* WRITTEN PROBLEM
Set down the data below without change, skipping the pictures it holds.

* DATA PROVIDED
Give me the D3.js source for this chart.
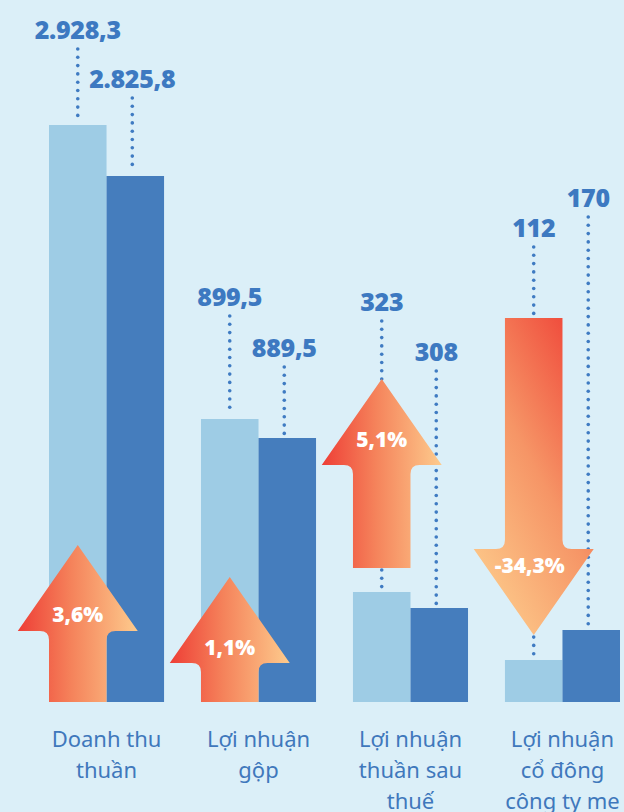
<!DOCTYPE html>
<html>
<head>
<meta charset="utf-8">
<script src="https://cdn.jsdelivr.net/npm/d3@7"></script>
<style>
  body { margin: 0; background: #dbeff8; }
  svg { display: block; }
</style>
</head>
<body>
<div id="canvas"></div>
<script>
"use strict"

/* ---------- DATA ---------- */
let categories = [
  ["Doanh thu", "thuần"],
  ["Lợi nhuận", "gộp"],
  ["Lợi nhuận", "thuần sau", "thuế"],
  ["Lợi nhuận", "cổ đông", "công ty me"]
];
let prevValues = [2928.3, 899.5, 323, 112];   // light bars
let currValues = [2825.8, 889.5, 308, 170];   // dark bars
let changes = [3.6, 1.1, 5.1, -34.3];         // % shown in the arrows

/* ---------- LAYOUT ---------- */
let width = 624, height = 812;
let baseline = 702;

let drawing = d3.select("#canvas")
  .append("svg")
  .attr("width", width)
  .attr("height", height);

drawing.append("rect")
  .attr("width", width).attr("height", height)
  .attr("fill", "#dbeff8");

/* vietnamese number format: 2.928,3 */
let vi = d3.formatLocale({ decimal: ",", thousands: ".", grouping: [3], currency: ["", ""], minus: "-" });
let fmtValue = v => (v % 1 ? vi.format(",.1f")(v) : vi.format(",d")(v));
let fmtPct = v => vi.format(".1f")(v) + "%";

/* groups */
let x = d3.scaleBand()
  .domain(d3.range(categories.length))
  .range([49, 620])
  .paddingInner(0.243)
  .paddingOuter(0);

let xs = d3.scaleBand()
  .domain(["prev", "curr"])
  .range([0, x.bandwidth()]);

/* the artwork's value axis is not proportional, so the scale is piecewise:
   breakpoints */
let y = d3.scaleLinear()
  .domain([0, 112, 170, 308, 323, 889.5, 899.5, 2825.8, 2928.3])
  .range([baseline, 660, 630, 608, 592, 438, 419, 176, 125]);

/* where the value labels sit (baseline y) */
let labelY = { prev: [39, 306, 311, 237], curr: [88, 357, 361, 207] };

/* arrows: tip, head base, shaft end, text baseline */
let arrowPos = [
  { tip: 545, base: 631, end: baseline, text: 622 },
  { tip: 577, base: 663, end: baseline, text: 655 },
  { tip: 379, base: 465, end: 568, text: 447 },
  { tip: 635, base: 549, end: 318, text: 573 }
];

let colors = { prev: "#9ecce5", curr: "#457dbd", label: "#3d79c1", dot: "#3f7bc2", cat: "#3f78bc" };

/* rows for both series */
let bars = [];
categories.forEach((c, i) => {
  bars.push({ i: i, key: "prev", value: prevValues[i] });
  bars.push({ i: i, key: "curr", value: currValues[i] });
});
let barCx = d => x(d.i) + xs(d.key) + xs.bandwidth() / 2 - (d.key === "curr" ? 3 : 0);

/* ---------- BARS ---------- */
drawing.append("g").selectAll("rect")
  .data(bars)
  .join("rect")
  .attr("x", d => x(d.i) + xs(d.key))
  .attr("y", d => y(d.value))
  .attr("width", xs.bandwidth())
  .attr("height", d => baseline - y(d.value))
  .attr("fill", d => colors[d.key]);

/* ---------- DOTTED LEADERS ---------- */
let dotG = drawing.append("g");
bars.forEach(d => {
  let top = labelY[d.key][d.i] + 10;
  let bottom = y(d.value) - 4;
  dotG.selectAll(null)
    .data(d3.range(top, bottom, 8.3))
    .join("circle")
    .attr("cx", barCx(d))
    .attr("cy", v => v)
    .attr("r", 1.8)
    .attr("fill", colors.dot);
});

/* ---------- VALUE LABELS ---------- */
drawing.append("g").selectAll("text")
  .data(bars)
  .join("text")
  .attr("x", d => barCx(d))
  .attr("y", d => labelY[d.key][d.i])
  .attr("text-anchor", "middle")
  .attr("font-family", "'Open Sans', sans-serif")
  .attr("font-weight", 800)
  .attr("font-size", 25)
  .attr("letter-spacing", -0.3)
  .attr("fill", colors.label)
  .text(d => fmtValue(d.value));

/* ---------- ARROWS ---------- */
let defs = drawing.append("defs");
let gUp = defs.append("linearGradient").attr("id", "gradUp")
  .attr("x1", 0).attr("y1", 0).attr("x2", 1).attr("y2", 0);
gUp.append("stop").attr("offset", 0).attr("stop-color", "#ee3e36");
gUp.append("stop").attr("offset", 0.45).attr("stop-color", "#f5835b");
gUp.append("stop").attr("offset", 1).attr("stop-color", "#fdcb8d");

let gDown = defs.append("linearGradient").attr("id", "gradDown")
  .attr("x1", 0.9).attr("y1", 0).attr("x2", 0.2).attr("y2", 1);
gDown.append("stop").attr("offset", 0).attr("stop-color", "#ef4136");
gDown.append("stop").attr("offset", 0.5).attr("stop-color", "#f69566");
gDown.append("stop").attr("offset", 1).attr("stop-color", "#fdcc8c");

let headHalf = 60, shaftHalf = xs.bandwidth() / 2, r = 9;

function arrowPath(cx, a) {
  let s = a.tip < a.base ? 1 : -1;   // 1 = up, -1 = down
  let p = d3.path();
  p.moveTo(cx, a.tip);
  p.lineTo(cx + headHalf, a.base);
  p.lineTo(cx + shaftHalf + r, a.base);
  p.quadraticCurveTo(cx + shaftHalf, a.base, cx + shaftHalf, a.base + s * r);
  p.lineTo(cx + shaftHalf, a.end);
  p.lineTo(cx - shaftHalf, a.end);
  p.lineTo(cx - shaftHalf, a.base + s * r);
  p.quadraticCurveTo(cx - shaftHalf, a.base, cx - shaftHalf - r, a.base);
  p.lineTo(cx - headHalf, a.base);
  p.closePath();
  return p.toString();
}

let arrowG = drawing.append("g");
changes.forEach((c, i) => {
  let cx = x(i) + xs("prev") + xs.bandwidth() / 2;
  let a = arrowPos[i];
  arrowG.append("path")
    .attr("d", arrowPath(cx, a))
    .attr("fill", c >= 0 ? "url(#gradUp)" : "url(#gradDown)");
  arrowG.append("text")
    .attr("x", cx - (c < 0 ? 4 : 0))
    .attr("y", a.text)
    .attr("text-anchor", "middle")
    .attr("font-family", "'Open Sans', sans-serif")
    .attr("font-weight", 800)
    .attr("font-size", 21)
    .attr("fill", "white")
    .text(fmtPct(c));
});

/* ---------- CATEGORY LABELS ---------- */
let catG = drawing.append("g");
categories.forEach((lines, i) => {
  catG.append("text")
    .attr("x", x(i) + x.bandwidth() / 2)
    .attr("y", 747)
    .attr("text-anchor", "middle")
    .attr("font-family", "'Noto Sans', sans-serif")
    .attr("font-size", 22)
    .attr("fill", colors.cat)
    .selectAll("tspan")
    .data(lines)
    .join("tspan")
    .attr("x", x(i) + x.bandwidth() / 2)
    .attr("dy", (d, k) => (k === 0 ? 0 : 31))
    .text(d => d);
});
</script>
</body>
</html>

* FULL OUTPUT
Give me the D3.js source for this chart.
<!DOCTYPE html>
<html>
<head>
<meta charset="utf-8">
<script src="https://cdn.jsdelivr.net/npm/d3@7"></script>
<style>
  body { margin: 0; background: #dbeff8; }
  svg { display: block; }
</style>
</head>
<body>
<div id="canvas"></div>
<script>
"use strict"

/* ---------- DATA ---------- */
let categories = [
  ["Doanh thu", "thuần"],
  ["Lợi nhuận", "gộp"],
  ["Lợi nhuận", "thuần sau", "thuế"],
  ["Lợi nhuận", "cổ đông", "công ty me"]
];
let prevValues = [2928.3, 899.5, 323, 112];   // light bars
let currValues = [2825.8, 889.5, 308, 170];   // dark bars
let changes = [3.6, 1.1, 5.1, -34.3];         // % shown in the arrows

/* ---------- LAYOUT ---------- */
let width = 624, height = 812;
let baseline = 702;

let drawing = d3.select("#canvas")
  .append("svg")
  .attr("width", width)
  .attr("height", height);

drawing.append("rect")
  .attr("width", width).attr("height", height)
  .attr("fill", "#dbeff8");

/* vietnamese number format: 2.928,3 */
let vi = d3.formatLocale({ decimal: ",", thousands: ".", grouping: [3], currency: ["", ""], minus: "-" });
let fmtValue = v => (v % 1 ? vi.format(",.1f")(v) : vi.format(",d")(v));
let fmtPct = v => vi.format(".1f")(v) + "%";

/* groups */
let x = d3.scaleBand()
  .domain(d3.range(categories.length))
  .range([49, 620])
  .paddingInner(0.243)
  .paddingOuter(0);

let xs = d3.scaleBand()
  .domain(["prev", "curr"])
  .range([0, x.bandwidth()]);

/* the artwork's value axis is not proportional, so the scale is piecewise:
   breakpoints */
let y = d3.scaleLinear()
  .domain([0, 112, 170, 308, 323, 889.5, 899.5, 2825.8, 2928.3])
  .range([baseline, 660, 630, 608, 592, 438, 419, 176, 125]);

/* where the value labels sit (baseline y) */
let labelY = { prev: [39, 306, 311, 237], curr: [88, 357, 361, 207] };

/* arrows: tip, head base, shaft end, text baseline */
let arrowPos = [
  { tip: 545, base: 631, end: baseline, text: 622 },
  { tip: 577, base: 663, end: baseline, text: 655 },
  { tip: 379, base: 465, end: 568, text: 447 },
  { tip: 635, base: 549, end: 318, text: 573 }
];

let colors = { prev: "#9ecce5", curr: "#457dbd", label: "#3d79c1", dot: "#3f7bc2", cat: "#3f78bc" };

/* rows for both series */
let bars = [];
categories.forEach((c, i) => {
  bars.push({ i: i, key: "prev", value: prevValues[i] });
  bars.push({ i: i, key: "curr", value: currValues[i] });
});
let barCx = d => x(d.i) + xs(d.key) + xs.bandwidth() / 2 - (d.key === "curr" ? 3 : 0);

/* ---------- BARS ---------- */
drawing.append("g").selectAll("rect")
  .data(bars)
  .join("rect")
  .attr("x", d => x(d.i) + xs(d.key))
  .attr("y", d => y(d.value))
  .attr("width", xs.bandwidth())
  .attr("height", d => baseline - y(d.value))
  .attr("fill", d => colors[d.key]);

/* ---------- DOTTED LEADERS ---------- */
let dotG = drawing.append("g");
bars.forEach(d => {
  let top = labelY[d.key][d.i] + 10;
  let bottom = y(d.value) - 4;
  dotG.selectAll(null)
    .data(d3.range(top, bottom, 8.3))
    .join("circle")
    .attr("cx", barCx(d))
    .attr("cy", v => v)
    .attr("r", 1.8)
    .attr("fill", colors.dot);
});

/* ---------- VALUE LABELS ---------- */
drawing.append("g").selectAll("text")
  .data(bars)
  .join("text")
  .attr("x", d => barCx(d))
  .attr("y", d => labelY[d.key][d.i])
  .attr("text-anchor", "middle")
  .attr("font-family", "'Open Sans', sans-serif")
  .attr("font-weight", 800)
  .attr("font-size", 25)
  .attr("letter-spacing", -0.3)
  .attr("fill", colors.label)
  .text(d => fmtValue(d.value));

/* ---------- ARROWS ---------- */
let defs = drawing.append("defs");
let gUp = defs.append("linearGradient").attr("id", "gradUp")
  .attr("x1", 0).attr("y1", 0).attr("x2", 1).attr("y2", 0);
gUp.append("stop").attr("offset", 0).attr("stop-color", "#ee3e36");
gUp.append("stop").attr("offset", 0.45).attr("stop-color", "#f5835b");
gUp.append("stop").attr("offset", 1).attr("stop-color", "#fdcb8d");

let gDown = defs.append("linearGradient").attr("id", "gradDown")
  .attr("x1", 0.9).attr("y1", 0).attr("x2", 0.2).attr("y2", 1);
gDown.append("stop").attr("offset", 0).attr("stop-color", "#ef4136");
gDown.append("stop").attr("offset", 0.5).attr("stop-color", "#f69566");
gDown.append("stop").attr("offset", 1).attr("stop-color", "#fdcc8c");

let headHalf = 60, shaftHalf = xs.bandwidth() / 2, r = 9;

function arrowPath(cx, a) {
  let s = a.tip < a.base ? 1 : -1;   // 1 = up, -1 = down
  let p = d3.path();
  p.moveTo(cx, a.tip);
  p.lineTo(cx + headHalf, a.base);
  p.lineTo(cx + shaftHalf + r, a.base);
  p.quadraticCurveTo(cx + shaftHalf, a.base, cx + shaftHalf, a.base + s * r);
  p.lineTo(cx + shaftHalf, a.end);
  p.lineTo(cx - shaftHalf, a.end);
  p.lineTo(cx - shaftHalf, a.base + s * r);
  p.quadraticCurveTo(cx - shaftHalf, a.base, cx - shaftHalf - r, a.base);
  p.lineTo(cx - headHalf, a.base);
  p.closePath();
  return p.toString();
}

let arrowG = drawing.append("g");
changes.forEach((c, i) => {
  let cx = x(i) + xs("prev") + xs.bandwidth() / 2;
  let a = arrowPos[i];
  arrowG.append("path")
    .attr("d", arrowPath(cx, a))
    .attr("fill", c >= 0 ? "url(#gradUp)" : "url(#gradDown)");
  arrowG.append("text")
    .attr("x", cx - (c < 0 ? 4 : 0))
    .attr("y", a.text)
    .attr("text-anchor", "middle")
    .attr("font-family", "'Open Sans', sans-serif")
    .attr("font-weight", 800)
    .attr("font-size", 21)
    .attr("fill", "white")
    .text(fmtPct(c));
});

/* ---------- CATEGORY LABELS ---------- */
let catG = drawing.append("g");
categories.forEach((lines, i) => {
  catG.append("text")
    .attr("x", x(i) + x.bandwidth() / 2)
    .attr("y", 747)
    .attr("text-anchor", "middle")
    .attr("font-family", "'Noto Sans', sans-serif")
    .attr("font-size", 22)
    .attr("fill", colors.cat)
    .selectAll("tspan")
    .data(lines)
    .join("tspan")
    .attr("x", x(i) + x.bandwidth() / 2)
    .attr("dy", (d, k) => (k === 0 ? 0 : 31))
    .text(d => d);
});
</script>
</body>
</html>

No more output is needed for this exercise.